Development and characterization of LiNbO 3 electro-optic phase modulator at 220 GHz for millimeter-wave imaging system

Abstract

Lithium niobate (LN) modulators have been for years the devices of choice for the telecommunication market due to their high modulation rate and their robustness. Matching RF and optical velocities has been the most critical factor that limited this technology to 40 Gb/s since the early 2000's. However, recent interest in millimeter-wave (mmW) imaging, which requires good resolution images for object recognition, has led to significant progress in modulator's design and fabrication techniques [1]. 100 GHz modulation bandwidth has been reported [2]. For passive mmW imaging purpose at 77 GHz and beyond, we have developed an electro-optic phase modulator that can work up to 220 GHz. Modulator design and fabrication techniques are presented, supported by experimental measurements of optical response. We demonstrate optical upconversion up to 220 GHz by achieving RF and optical index matching combined with substrate modes elimination and low dielectric and conduction losses. The RF index is matched to the optical group velocity at 2.19 through CPW ridged structure and silicon dioxide layer deposition.
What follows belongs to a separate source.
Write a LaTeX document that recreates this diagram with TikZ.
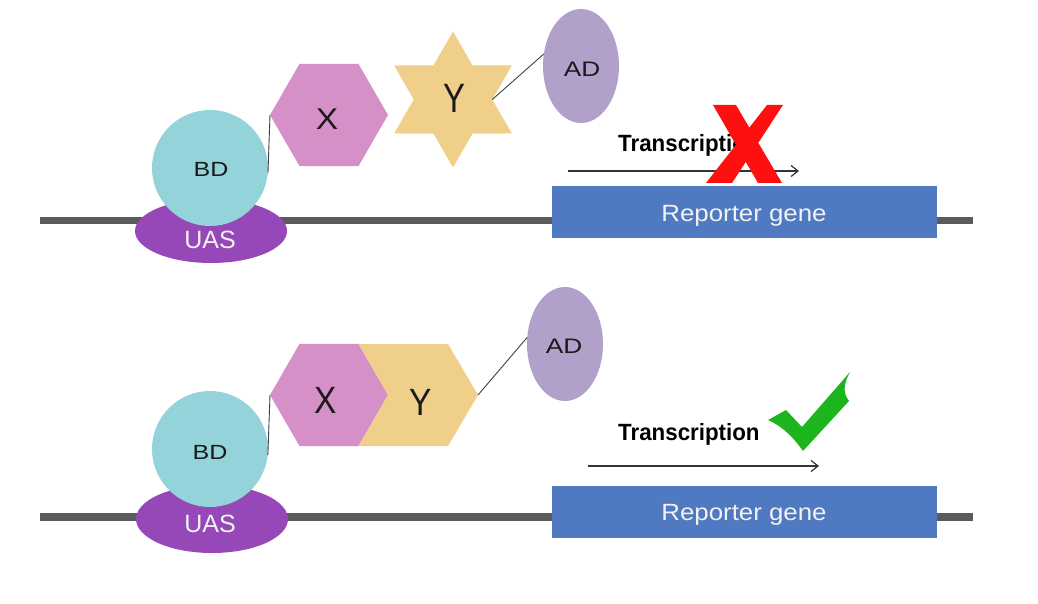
\documentclass[tikz,border=0pt]{standalone}
\usepackage{fontspec}
\usepackage{graphicx}
\setmainfont{Liberation Sans}
\usetikzlibrary{shapes.geometric,arrows.meta}
\definecolor{uascol}{HTML}{9748B8}
\definecolor{bdcol}{HTML}{93D3D9}
\definecolor{xcol}{HTML}{D690C8}
\definecolor{ycol}{HTML}{F0CF8A}
\definecolor{adcol}{HTML}{B1A0CA}
\definecolor{repcol}{HTML}{4F7AC1}
\definecolor{dnacol}{HTML}{5B5B5B}
\definecolor{okcol}{HTML}{1DB51D}
\definecolor{nocol}{HTML}{FF1010}
\definecolor{txtcol}{HTML}{1A1A1A}
\newcommand\wscale[2]{\scalebox{#1}[1]{#2}}
\tikzset{
  dna/.style={draw=dnacol,line width=7pt},
  uas/.style={ellipse,fill=uascol,minimum width=152pt,minimum height=64pt,inner sep=0pt},
  bd/.style={circle,fill=bdcol,minimum size=116pt,inner sep=0pt},
  hexx/.style={regular polygon,regular polygon sides=6,fill=xcol,minimum size=118pt,inner sep=0pt,outer sep=0pt},
  stary/.style={star,star points=6,star point ratio=1.732,fill=ycol,minimum size=136pt,inner sep=0pt,outer sep=0pt},
  ad/.style={ellipse,fill=adcol,minimum width=76pt,minimum height=114pt,inner sep=0pt,outer sep=0pt},
  rep/.style={rectangle,fill=repcol,minimum width=385pt,minimum height=52pt,inner sep=0pt},
  conn/.style={draw=black!75,line width=0.9pt},
  arr/.style={draw=black!80,line width=1.2pt,-{Straight Barb[length=7pt,width=11pt,line width=1.2pt]}},
  lbl/.style={inner sep=0pt,anchor=base,text=txtcol},
  wlbl/.style={inner sep=0pt,anchor=base,text=white!95!black},
  tlbl/.style={inner sep=0pt,anchor=base west,text=black,font=\bfseries\fontsize{23.5}{24}\selectfont},
}
\begin{document}
\begin{tikzpicture}[x=1pt,y=1pt]
\useasboundingbox (0,0) rectangle (1038,-604);
% ---------------- top panel ----------------
\coordinate (d1l) at (40,-220);
\coordinate (d1r) at (973,-220);
\draw[dna] (d1l) -- (d1r);
\node[uas] (uas1) at (211,-231) {};
\node[wlbl,font=\fontsize{25}{25}\selectfont] (uast1) at (210,-248) {UAS};
\node[bd] (bd1) at (210,-168) {};
\node[lbl,font=\fontsize{20.5}{21}\selectfont] (bdt1) at (211,-177) {\wscale{1.22}{BD}};
\node[hexx] (x1) at (329,-115) {};
\node[lbl,font=\fontsize{30}{30}\selectfont] (xt1) at (327,-130) {\wscale{1.12}{X}};
\node[stary] (y1) at (453,-99.5) {};
\node[lbl,font=\fontsize{41}{41}\selectfont] (yt1) at (454,-113) {\wscale{0.8}{Y}};
\node[ad] (ad1) at (581,-66) {};
\node[lbl,font=\fontsize{21}{21}\selectfont] (adt1) at (582,-77) {\wscale{1.25}{AD}};
\draw[conn] (bd1.-5) -- (x1.west);
\draw[conn] (y1.east) -- (ad1.162);
\node[rep] (rep1) at (744.5,-212) {};
\node[wlbl,font=\fontsize{23.5}{24}\selectfont] (rept1) at (744,-222) {\wscale{1.1}{Reporter gene}};
\node[tlbl] (tr1) at (618,-152) {\wscale{0.95}{Transcription}};
\coordinate (a1s) at (568,-171);
\coordinate (a1e) at (799,-171);
\draw[arr] (a1s) -- (a1e);
\fill[nocol] (713,-105) -- (736,-105) -- (782,-183) -- (758,-183) -- cycle;
\fill[nocol] (767,-105) -- (783,-105) -- (732,-183) -- (706,-183) -- cycle;
% ---------------- bottom panel ----------------
\coordinate (d2l) at (40,-517);
\coordinate (d2r) at (973,-517);
\draw[dna,line width=7.5pt] (d2l) -- (d2r);
\node[uas,minimum height=68pt] (uas2) at (212,-519) {};
\node[wlbl,font=\fontsize{25}{25}\selectfont] (uast2) at (210,-532) {UAS};
\node[bd] (bd2) at (210,-449) {};
\node[lbl,font=\fontsize{20.5}{21}\selectfont] (bdt2) at (210,-459) {\wscale{1.22}{BD}};
\node[hexx] (x2) at (329,-395) {};
\fill[ycol] (358.5,-344) -- (448,-344) -- (478,-395) -- (448,-446) -- (358.5,-446) -- (388,-395) -- cycle;
\coordinate (y2e) at (478,-395);
\node[lbl,font=\fontsize{38}{38}\selectfont] (xt2) at (326,-413) {\wscale{0.88}{X}};
\node[lbl,font=\fontsize{38}{38}\selectfont] (yt2) at (421,-415) {\wscale{0.88}{Y}};
\node[ad] (ad2) at (565,-344) {};
\node[lbl,font=\fontsize{21}{21}\selectfont] (adt2) at (564,-353) {\wscale{1.25}{AD}};
\draw[conn] (bd2.-6) -- (x2.west);
\draw[conn] (y2e) -- (ad2.170);
\node[rep] (rep2) at (744.5,-512) {};
\node[wlbl,font=\fontsize{23.5}{24}\selectfont] (rept2) at (744,-520) {\wscale{1.1}{Reporter gene}};
\node[tlbl] (tr2) at (618,-440) {\wscale{0.95}{Transcription}};
\coordinate (a2s) at (588,-466);
\coordinate (a2e) at (819,-466);
\draw[arr] (a2s) -- (a2e);
\fill[okcol] (768,-420) -- (786,-410) -- (802,-427) -- (850,-372)
  .. controls (843,-385) and (843,-393) .. (849,-401) -- (803,-451)
  .. controls (793,-437) and (782,-426) .. (768,-420) -- cycle;
\end{tikzpicture}
\end{document}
Accurate index matching is obtained by controlling the thickness and the topology of the silicon dioxide layer, whereas substrate modes are reduced by thinning the LN substrate down to 50 μm. A fiber-modulator-fiber optical insertion loss of 4.5 dB also ensures good optical upconversion efficiency. We have applied the phase modulator to our mmW imaging system and obtained high quality mmW images in W-band.